## What needs to be done:
Only the lines from the start of the data to the line containing "h in hour_ticks]", both included, should be output, exactly and without pictures.
== == ==
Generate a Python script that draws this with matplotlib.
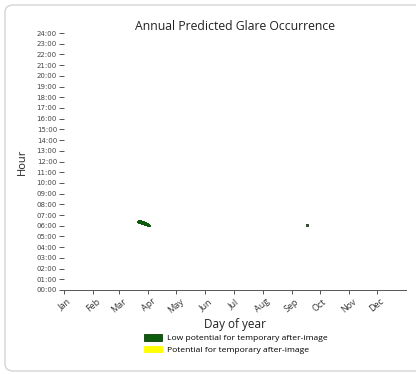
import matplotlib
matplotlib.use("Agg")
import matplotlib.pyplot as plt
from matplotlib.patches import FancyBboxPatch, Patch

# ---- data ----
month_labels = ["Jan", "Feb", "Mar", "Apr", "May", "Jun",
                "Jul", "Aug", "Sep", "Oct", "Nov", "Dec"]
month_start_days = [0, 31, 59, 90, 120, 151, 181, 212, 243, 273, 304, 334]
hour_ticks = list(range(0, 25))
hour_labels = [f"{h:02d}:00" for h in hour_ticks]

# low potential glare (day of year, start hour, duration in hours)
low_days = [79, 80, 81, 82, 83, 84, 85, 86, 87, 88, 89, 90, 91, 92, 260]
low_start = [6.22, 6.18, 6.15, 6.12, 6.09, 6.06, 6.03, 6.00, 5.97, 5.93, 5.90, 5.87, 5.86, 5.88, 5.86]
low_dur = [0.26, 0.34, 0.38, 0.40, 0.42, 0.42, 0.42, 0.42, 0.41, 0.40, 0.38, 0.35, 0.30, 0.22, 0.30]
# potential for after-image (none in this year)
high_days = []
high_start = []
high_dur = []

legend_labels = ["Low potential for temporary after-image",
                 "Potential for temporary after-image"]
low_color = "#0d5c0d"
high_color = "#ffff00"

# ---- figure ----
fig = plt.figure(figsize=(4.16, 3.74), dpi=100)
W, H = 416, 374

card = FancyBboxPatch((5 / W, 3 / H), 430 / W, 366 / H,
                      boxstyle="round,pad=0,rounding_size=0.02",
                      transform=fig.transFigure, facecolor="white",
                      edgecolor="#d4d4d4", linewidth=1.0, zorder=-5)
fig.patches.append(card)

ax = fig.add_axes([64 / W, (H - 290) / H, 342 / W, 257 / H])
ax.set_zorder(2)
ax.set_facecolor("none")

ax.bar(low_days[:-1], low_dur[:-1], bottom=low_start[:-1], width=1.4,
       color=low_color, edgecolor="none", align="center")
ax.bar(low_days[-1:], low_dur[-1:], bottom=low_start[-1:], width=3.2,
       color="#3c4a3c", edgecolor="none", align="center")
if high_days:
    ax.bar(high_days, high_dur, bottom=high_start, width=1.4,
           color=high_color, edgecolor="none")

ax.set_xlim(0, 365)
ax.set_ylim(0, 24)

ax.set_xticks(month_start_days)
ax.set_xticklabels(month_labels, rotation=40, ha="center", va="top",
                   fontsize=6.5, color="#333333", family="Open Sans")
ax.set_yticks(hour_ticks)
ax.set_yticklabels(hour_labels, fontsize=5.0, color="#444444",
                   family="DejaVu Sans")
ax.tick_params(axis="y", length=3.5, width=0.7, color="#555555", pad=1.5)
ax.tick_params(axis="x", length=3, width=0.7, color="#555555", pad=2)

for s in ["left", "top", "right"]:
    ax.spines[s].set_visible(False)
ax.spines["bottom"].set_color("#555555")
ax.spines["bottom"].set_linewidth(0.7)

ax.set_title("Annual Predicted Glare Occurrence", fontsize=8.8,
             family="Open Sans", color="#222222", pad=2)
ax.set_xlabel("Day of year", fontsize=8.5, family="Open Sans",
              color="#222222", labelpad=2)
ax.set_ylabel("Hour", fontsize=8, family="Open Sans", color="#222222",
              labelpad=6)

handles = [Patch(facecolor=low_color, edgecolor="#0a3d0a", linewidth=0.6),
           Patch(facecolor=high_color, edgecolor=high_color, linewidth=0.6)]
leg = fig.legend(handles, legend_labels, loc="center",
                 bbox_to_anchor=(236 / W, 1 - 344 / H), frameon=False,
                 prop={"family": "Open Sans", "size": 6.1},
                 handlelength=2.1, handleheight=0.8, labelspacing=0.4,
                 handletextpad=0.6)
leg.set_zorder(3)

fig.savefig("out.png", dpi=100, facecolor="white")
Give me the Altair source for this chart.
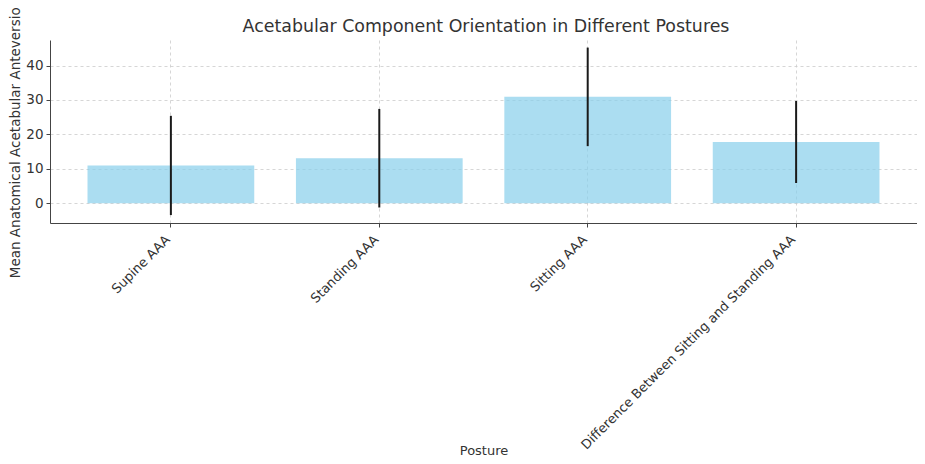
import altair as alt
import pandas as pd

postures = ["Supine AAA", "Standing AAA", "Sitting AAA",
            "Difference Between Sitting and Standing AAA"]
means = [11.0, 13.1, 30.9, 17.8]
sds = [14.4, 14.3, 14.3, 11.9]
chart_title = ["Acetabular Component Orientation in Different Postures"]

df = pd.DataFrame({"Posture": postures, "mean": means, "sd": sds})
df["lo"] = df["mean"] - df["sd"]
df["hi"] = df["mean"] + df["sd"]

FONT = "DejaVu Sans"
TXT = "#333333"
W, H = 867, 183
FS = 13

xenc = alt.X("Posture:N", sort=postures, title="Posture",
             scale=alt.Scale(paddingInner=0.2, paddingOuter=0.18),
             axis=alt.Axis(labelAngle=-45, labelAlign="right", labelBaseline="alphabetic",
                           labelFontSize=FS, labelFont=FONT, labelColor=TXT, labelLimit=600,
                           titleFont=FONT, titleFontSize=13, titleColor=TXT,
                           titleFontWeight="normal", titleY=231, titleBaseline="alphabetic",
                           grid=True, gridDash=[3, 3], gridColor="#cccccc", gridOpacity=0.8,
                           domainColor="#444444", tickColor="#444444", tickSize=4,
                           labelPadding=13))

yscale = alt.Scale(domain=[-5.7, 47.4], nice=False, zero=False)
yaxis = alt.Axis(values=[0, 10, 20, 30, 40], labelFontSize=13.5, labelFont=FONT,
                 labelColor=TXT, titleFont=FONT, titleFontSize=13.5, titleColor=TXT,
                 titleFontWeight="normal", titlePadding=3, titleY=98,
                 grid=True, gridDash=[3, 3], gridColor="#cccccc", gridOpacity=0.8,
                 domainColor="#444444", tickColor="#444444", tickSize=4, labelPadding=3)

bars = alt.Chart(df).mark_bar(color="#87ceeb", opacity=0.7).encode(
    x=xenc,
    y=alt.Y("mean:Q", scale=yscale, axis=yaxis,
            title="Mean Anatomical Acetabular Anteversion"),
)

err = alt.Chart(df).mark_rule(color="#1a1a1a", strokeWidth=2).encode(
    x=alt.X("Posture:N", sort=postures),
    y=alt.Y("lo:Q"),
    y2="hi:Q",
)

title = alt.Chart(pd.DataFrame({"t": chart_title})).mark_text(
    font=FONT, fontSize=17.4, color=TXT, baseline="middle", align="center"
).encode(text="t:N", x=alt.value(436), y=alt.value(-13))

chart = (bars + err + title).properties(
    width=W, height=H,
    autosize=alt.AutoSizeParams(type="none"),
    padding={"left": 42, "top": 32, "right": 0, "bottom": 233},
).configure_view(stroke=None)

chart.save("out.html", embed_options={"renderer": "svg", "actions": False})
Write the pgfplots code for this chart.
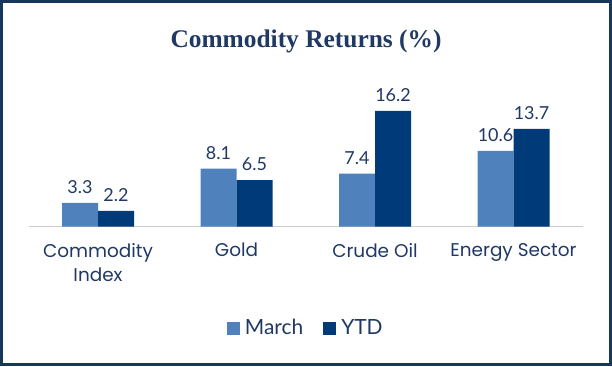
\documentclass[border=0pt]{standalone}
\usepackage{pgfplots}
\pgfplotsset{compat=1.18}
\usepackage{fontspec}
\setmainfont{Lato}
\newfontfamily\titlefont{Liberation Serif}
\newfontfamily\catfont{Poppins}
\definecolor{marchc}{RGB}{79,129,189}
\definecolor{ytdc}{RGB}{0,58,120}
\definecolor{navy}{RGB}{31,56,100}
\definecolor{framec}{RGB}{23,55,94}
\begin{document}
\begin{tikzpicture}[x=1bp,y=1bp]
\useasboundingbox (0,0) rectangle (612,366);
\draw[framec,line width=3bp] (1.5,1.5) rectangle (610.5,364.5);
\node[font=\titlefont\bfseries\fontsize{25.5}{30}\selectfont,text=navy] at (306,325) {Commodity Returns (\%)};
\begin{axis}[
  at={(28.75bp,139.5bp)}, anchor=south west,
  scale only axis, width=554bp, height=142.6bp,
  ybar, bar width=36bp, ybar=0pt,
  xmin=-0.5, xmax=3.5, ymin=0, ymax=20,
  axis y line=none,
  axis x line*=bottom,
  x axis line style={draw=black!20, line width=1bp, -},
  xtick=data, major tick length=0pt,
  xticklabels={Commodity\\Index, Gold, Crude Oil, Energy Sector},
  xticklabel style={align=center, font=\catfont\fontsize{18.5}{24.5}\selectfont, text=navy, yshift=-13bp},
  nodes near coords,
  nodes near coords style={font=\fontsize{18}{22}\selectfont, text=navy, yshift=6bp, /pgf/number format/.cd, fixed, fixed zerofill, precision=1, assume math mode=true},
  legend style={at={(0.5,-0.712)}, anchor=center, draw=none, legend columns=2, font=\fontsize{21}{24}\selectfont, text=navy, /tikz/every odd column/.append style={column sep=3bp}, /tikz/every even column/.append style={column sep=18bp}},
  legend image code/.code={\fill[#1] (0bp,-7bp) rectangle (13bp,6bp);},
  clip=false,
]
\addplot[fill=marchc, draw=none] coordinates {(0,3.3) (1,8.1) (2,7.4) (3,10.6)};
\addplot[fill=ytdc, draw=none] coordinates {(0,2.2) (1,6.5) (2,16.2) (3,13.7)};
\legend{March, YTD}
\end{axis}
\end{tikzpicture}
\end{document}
== == ==
## Task response:
Generate a Python script that draws this with matplotlib.
import matplotlib
matplotlib.use("Agg")
import matplotlib.pyplot as plt
from matplotlib.patches import FancyBboxPatch, Patch

# ---- data ----
month_labels = ["Jan", "Feb", "Mar", "Apr", "May", "Jun",
                "Jul", "Aug", "Sep", "Oct", "Nov", "Dec"]
month_start_days = [0, 31, 59, 90, 120, 151, 181, 212, 243, 273, 304, 334]
hour_ticks = list(range(0, 25))
hour_labels = [f"{h:02d}:00" for h in hour_ticks]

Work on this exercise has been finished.